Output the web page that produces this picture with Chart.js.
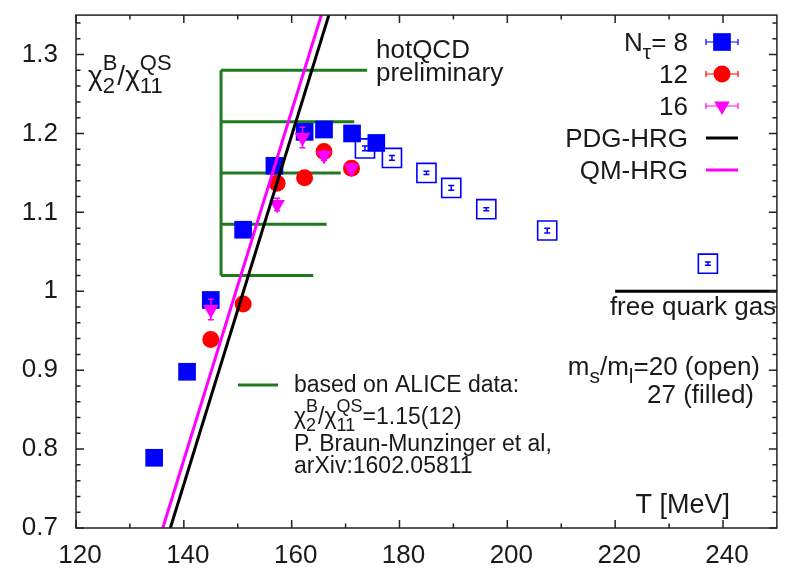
<!DOCTYPE html>
<html>
<head>
<meta charset="utf-8">
<script src="https://cdn.jsdelivr.net/npm/chart.js@4"></script>
<style>
  html, body { margin: 0; padding: 0; background: #fff; }
</style>
</head>
<body>
<canvas id="chart" width="792" height="570"></canvas>
<script>
const FONT = '"Liberation Sans", Arial, sans-serif'
const TEXT = '#1a1a1a'

// axis ticks
const xTicks = [120, 140, 160, 180, 200, 220, 240]
const yTicks = [0.7, 0.8, 0.9, 1.0, 1.1, 1.2, 1.3]

// N_tau = 8, m_s/m_l = 27 (filled)
const nt8T   = [134.5, 140.6, 145.0, 151.0, 156.8, 162.4, 166.0, 171.2, 175.7]
const nt8Val = [0.789, 0.898, 0.989, 1.078, 1.159, 1.202, 1.205, 1.200, 1.188]
// N_tau = 8, m_s/m_l = 20 (open)
const nt8OpenT   = [173.6, 178.6, 185.0, 189.6, 196.1, 207.4, 237.2]
const nt8OpenVal = [1.181, 1.169, 1.150, 1.131, 1.104, 1.077, 1.035]
const nt8OpenErr = [0.003, 0.003, 0.002, 0.003, 0.002, 0.003, 0.002]
// N_tau = 12
const nt12T   = [145.0, 151.0, 157.3, 162.4, 166.0, 171.1]
const nt12Val = [0.939, 0.984, 1.137, 1.144, 1.177, 1.156]
// N_tau = 16
const nt16T   = [145.0, 157.3, 162.0, 166.0, 171.1]
const nt16Val = [0.977, 1.110, 1.195, 1.172, 1.156]
const nt16Err = [0.013, 0.008, 0.013, 0.006, 0.006]
// HRG curves
const pdgT   = [137.5, 166.9]
const pdgVal = [0.70, 1.35]
const qmT    = [136.1, 165.5]
const qmVal  = [0.70, 1.35]
// ALICE band
const aliceT   = 146.9
const aliceVal = [1.28, 1.215, 1.15, 1.085, 1.02]
const aliceEnd = [174.0, 171.6, 169.1, 166.5, 164.0]
// free quark gas limit
const freeT   = [220, 250]
const freeVal = [1, 1]

const BLUE = '#0000ff'
const RED = '#ff0000'
const MAGENTA = '#ff00ff'
const GREEN = '#1f7a1f'

function pts(xs, ys) {
    return xs.map((x, i) => ({ x: x, y: ys[i] }))
}

function aliceComb() {
    const d = [{ x: aliceT, y: aliceVal[0] }, { x: aliceT, y: aliceVal[aliceVal.length - 1] }, { x: aliceT, y: null }]
    aliceVal.forEach((v, i) => {
        d.push({ x: aliceT, y: v }, { x: aliceEnd[i], y: v }, { x: aliceEnd[i], y: null })
    })
    return d
}

// text with stacked sub/superscripts, gnuplot style
function drawRich(ctx, x, y, parts, size, align) {
    const small = Math.round(size * 0.8)
    const widths = parts.map(p => {
        if (typeof p === 'string') {
            ctx.font = size + 'px ' + FONT
            return ctx.measureText(p).width
        }
        ctx.font = small + 'px ' + FONT
        return Math.max(ctx.measureText(p.sub || '').width, ctx.measureText(p.sup || '').width)
    })
    const total = widths.reduce((a, b) => a + b, 0)
    let cx = align === 'right' ? x - total : (align === 'center' ? x - total / 2 : x)
    ctx.textAlign = 'left'
    ctx.textBaseline = 'alphabetic'
    parts.forEach((p, i) => {
        if (typeof p === 'string') {
            ctx.font = size + 'px ' + FONT
            ctx.fillText(p, cx, y)
        } else {
            ctx.font = small + 'px ' + FONT
            if (p.sup) ctx.fillText(p.sup, cx, y - size * 0.52)
            if (p.sub) ctx.fillText(p.sub, cx, y + size * 0.3)
        }
        cx += widths[i]
    })
}

const errorBars = {
    id: 'errorBars',
    afterDatasetDraw(chart, args) {
        const ds = chart.data.datasets[args.index]
        if (!ds.errors) return
        const ctx = chart.ctx
        const xs = chart.scales.x, ys = chart.scales.y
        ctx.save()
        ctx.strokeStyle = ds.errColor
        ctx.lineWidth = 1.5
        ds.data.forEach((p, i) => {
            const px = xs.getPixelForValue(p.x)
            const y1 = ys.getPixelForValue(p.y - ds.errors[i])
            const y2 = ys.getPixelForValue(p.y + ds.errors[i])
            ctx.beginPath()
            ctx.moveTo(px, y1); ctx.lineTo(px, y2)
            ctx.moveTo(px - 3, y1); ctx.lineTo(px + 3, y1)
            ctx.moveTo(px - 3, y2); ctx.lineTo(px + 3, y2)
            ctx.stroke()
        })
        ctx.restore()
    }
}

const frame = {
    id: 'frame',
    afterDraw(chart) {
        const ctx = chart.ctx
        const a = chart.chartArea
        const xs = chart.scales.x, ys = chart.scales.y
        ctx.save()
        ctx.strokeStyle = '#222'
        ctx.lineWidth = 1.5
        ctx.beginPath()
        // x ticks, every 10, major on the labelled ones
        for (let v = 120; v < 250; v += 10) {
            const px = xs.getPixelForValue(v)
            const len = xTicks.includes(v) ? 8 : 4.5
            ctx.moveTo(px, a.bottom); ctx.lineTo(px, a.bottom - len)
            ctx.moveTo(px, a.top); ctx.lineTo(px, a.top + len)
        }
        // y ticks, every 0.02
        for (let k = 0; k <= 32; k++) {
            const v = 0.7 + k * 0.02
            const py = ys.getPixelForValue(v)
            const len = (k % 5 === 0) ? 8 : 4.5
            ctx.moveTo(a.left, py); ctx.lineTo(a.left + len, py)
            ctx.moveTo(a.right, py); ctx.lineTo(a.right - len, py)
        }
        ctx.stroke()
        ctx.strokeRect(a.left, a.top, a.right - a.left, a.bottom - a.top)
        ctx.restore()
    }
}

const annotations = {
    id: 'annotations',
    afterDraw(chart) {
        const ctx = chart.ctx
        const H = Chart.helpers
        ctx.save()
        ctx.fillStyle = TEXT

        // y label
        drawRich(ctx, 88, 85, ['χ', { sub: '2', sup: 'B' }, '/', 'χ', { sub: '11', sup: 'QS' }], 28)

        // hotQCD
        drawRich(ctx, 376, 58, ['hotQCD'], 26)
        drawRich(ctx, 376, 81, ['preliminary'], 26)

        // legend
        const lx = 688, sx0 = 706, sx1 = 738, sc = 722
        const rows = [
            { y: 42, text: ['N', { sub: 'τ' }, '= 8'], color: BLUE, style: 'rect', r: 12.5, rot: 0 },
            { y: 74, text: ['12'], color: RED, style: 'circle', r: 8.5, rot: 0 },
            { y: 106, text: ['16'], color: MAGENTA, style: 'triangle', r: 9, rot: 180 },
            { y: 138, text: ['PDG-HRG'], color: '#000', line: true },
            { y: 170, text: ['QM-HRG'], color: MAGENTA, line: true }
        ]
        rows.forEach(r => {
            ctx.fillStyle = TEXT
            drawRich(ctx, lx, r.y + 9, r.text, 26, 'right')
            ctx.strokeStyle = r.color
            ctx.fillStyle = r.color
            if (r.line) {
                ctx.lineWidth = 3
                ctx.beginPath(); ctx.moveTo(sx0, r.y); ctx.lineTo(sx1, r.y); ctx.stroke()
            } else {
                ctx.lineWidth = 1.2
                ctx.beginPath()
                ctx.moveTo(sx0, r.y); ctx.lineTo(sx1, r.y)
                ctx.moveTo(sx0, r.y - 3); ctx.lineTo(sx0, r.y + 3)
                ctx.moveTo(sx1, r.y - 3); ctx.lineTo(sx1, r.y + 3)
                ctx.stroke()
                H.drawPoint(ctx, { pointStyle: r.style, radius: r.r, rotation: r.rot, borderWidth: 0 }, sc, r.y)
            }
        })

        // free quark gas
        ctx.fillStyle = TEXT
        drawRich(ctx, 693, 315, ['free quark gas'], 26, 'center')

        // mass ratio note
        drawRich(ctx, 760, 375, ['m', { sub: 's' }, '/m', { sub: 'l' }, '=20 (open)'], 26, 'right')
        drawRich(ctx, 754, 403, ['27 (filled)'], 26, 'right')

        // ALICE note
        ctx.strokeStyle = GREEN
        ctx.lineWidth = 3
        ctx.beginPath(); ctx.moveTo(238, 385); ctx.lineTo(278, 385); ctx.stroke()
        ctx.fillStyle = TEXT
        drawRich(ctx, 294, 392, ['based on ALICE data:'], 23)
        drawRich(ctx, 294, 424, ['χ', { sub: '2', sup: 'B' }, '/', 'χ', { sub: '11', sup: 'QS' }, '=1.15(12)'], 23)
        drawRich(ctx, 294, 451, ['P. Braun-Munzinger et al,'], 23)
        drawRich(ctx, 294, 473, ['arXiv:1602.05811'], 23)

        // x label
        drawRich(ctx, 730, 513, ['T [MeV]'], 27, 'right')
        ctx.restore()
    }
}

new Chart(document.getElementById('chart').getContext('2d'), {
    type: 'scatter',
    data: {
        datasets: [
            {
                label: 'QM-HRG', data: pts(qmT, qmVal), showLine: true, order: 0,
                borderColor: MAGENTA, borderWidth: 3, pointRadius: 0
            },
            {
                label: 'PDG-HRG', data: pts(pdgT, pdgVal), showLine: true, order: 1,
                borderColor: '#000', borderWidth: 3, pointRadius: 0
            },
            {
                label: 'Ntau=16', data: pts(nt16T, nt16Val), order: 2,
                errors: nt16Err, errColor: MAGENTA,
                pointStyle: 'triangle', rotation: 180, pointRadius: 9,
                backgroundColor: MAGENTA, borderWidth: 0
            },
            {
                label: 'Ntau=12', data: pts(nt12T, nt12Val), order: 3,
                pointStyle: 'circle', pointRadius: 8.5,
                backgroundColor: RED, borderWidth: 0
            },
            {
                label: 'Ntau=8 (27)', data: pts(nt8T, nt8Val), order: 4,
                pointStyle: 'rect', pointRadius: 12.5,
                backgroundColor: BLUE, borderWidth: 0
            },
            {
                label: 'Ntau=8 (20)', data: pts(nt8OpenT, nt8OpenVal), order: 5,
                errors: nt8OpenErr, errColor: BLUE,
                pointStyle: 'rect', pointRadius: 13.5,
                backgroundColor: 'rgba(0,0,0,0)', borderColor: BLUE, borderWidth: 1.6
            },
            {
                label: 'free quark gas', data: pts(freeT, freeVal), showLine: true, order: 6,
                borderColor: '#000', borderWidth: 3, pointRadius: 0
            },
            {
                label: 'ALICE', data: aliceComb(), showLine: true, spanGaps: false, order: 7,
                borderColor: GREEN, borderWidth: 3, pointRadius: 0
            }
        ]
    },
    options: {
        responsive: false,
        animation: false,
        layout: { padding: { top: 9, right: 10, left: 0, bottom: 0 } },
        plugins: { legend: { display: false }, tooltip: { enabled: false } },
        scales: {
            x: {
                type: 'linear', min: 120, max: 250,
                afterBuildTicks: s => { s.ticks = xTicks.map(v => ({ value: v })) },
                afterFit: s => { s.height = 42; s.paddingLeft = 0; s.paddingRight = 0 },
                grid: { display: false, drawTicks: false },
                border: { display: false },
                ticks: { font: { size: 26, family: FONT }, color: TEXT, padding: 12, labelOffset: 4, maxRotation: 0, autoSkip: false }
            },
            y: {
                type: 'linear', min: 0.7, max: 1.35,
                afterBuildTicks: s => { s.ticks = yTicks.map(v => ({ value: v })) },
                afterFit: s => { s.width = 76; s.paddingTop = 0; s.paddingBottom = 0 },
                grid: { display: false, drawTicks: false },
                border: { display: false },
                ticks: {
                    font: { size: 26, family: FONT }, color: TEXT, padding: 18, autoSkip: false,
                    callback: v => String(+v.toFixed(2))
                }
            }
        }
    },
    plugins: [errorBars, frame, annotations]
})
</script>
</body>
</html>
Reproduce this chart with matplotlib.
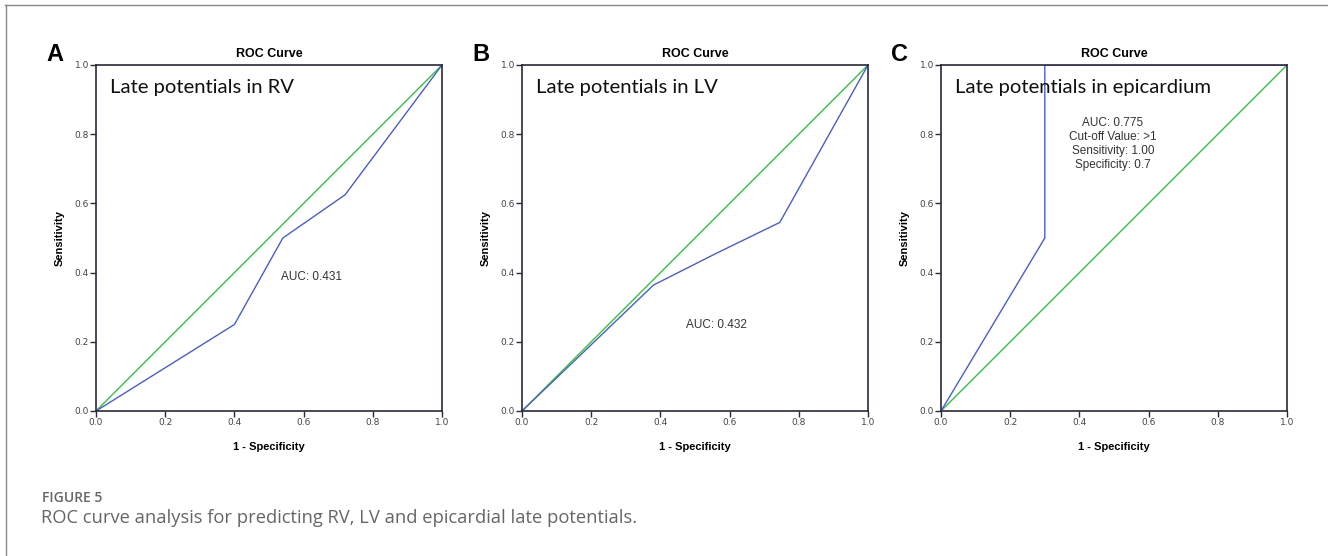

........

Look through the entries above; copy each line where the string "this" appears.

Final result
Output the web page that produces this picture with Chart.js.
Reproduce this chart with matplotlib.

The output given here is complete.